In conclusione d’intervista, proprio per evidenziare che un assassinio non strappa solo un simbolo…un modo di fare la propria professione…ma un uomo, un padre all’affetto di sua figlia…chiudo con la domanda forse più retorica ma, certamente, più vera.

Flavia, cosa Ti manca più di Tuo padre?

Quanto tempo ho per rispondere?!

…i suoi occhi, il suo sorriso con quei denti larghi…che lo caratterizzavano…il suo profumo, le espressioni buffe che faceva. Questo…semplicemente ma, tutto…in definitiva!

Il contatto con Flavia Famà, che vive a Roma, è avvenuto eccezionalmente attraverso uno scambio di email senza che io abbia avuto, ancora al momento della pubblicazione dell’intervista, modo di guardarla negli occhi…di osservarne i gesti, così come amo fare, ma ho avvertito – a pelle – che le emozioni…il vissuto di questa giovane donna sono genuine al pari delle sue parole.

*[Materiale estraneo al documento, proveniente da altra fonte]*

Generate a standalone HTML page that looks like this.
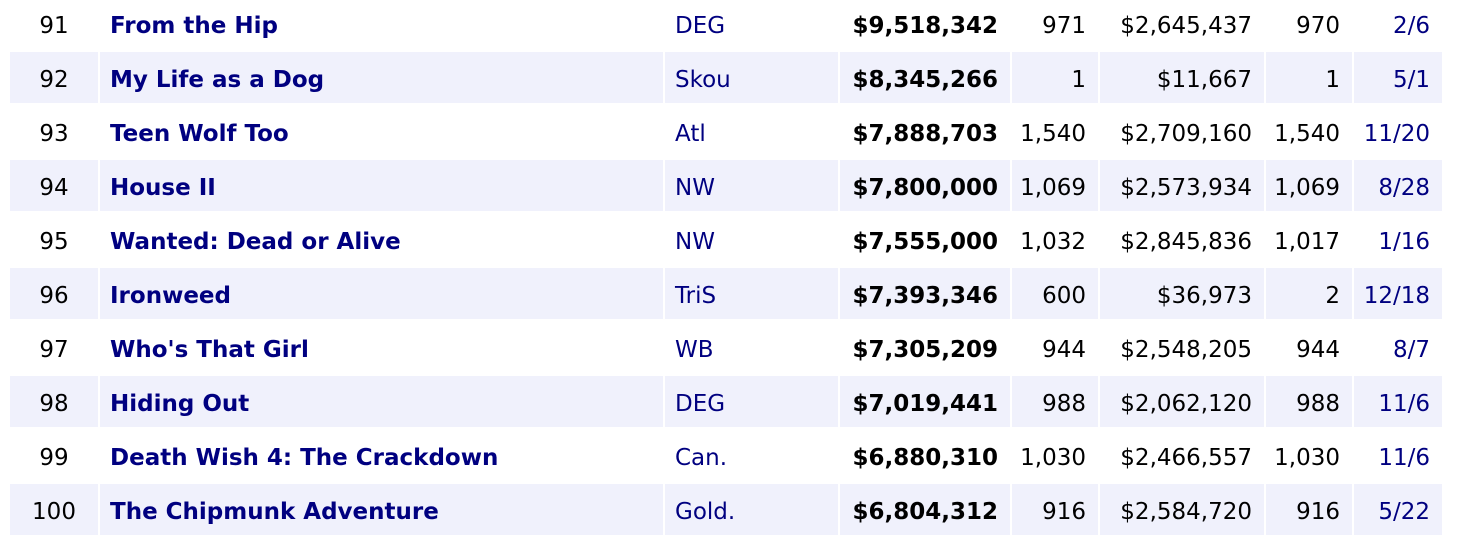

Genuina come suo padre, morto per aver semplicemente svolto il proprio lavoro con correttezza e professionalità.

Solo per questo!

Ci diamo, e Vi do appuntamento…l’8 e 9 novembre p.v.  a Catania quando la Camera Penale, che porta proprio il nome del penalista assassinato, darà vita ad una due giorni di celebrazioni che si propone di onorarne la memoria attraverso momenti di raccoglimento, di riflessione e di ricordo e per i quali saranno presenti a Catania…tra gli altri…il Ministro della Giustizia, Andrea Orlando, ed Umberto Ambrosoli, figlio di Giorgio che, nel 79, indagò – a costo della propria vita – sulla Banca Privata Italiana di Michele Sindona (per il programma dettagliato, Vi rimando alle notizie presenti sul web).

Ringraziando l’Avvocato Carmelo Passanisi, splendido “gancio” per questa intervista, l’appuntamento è… alla prossima!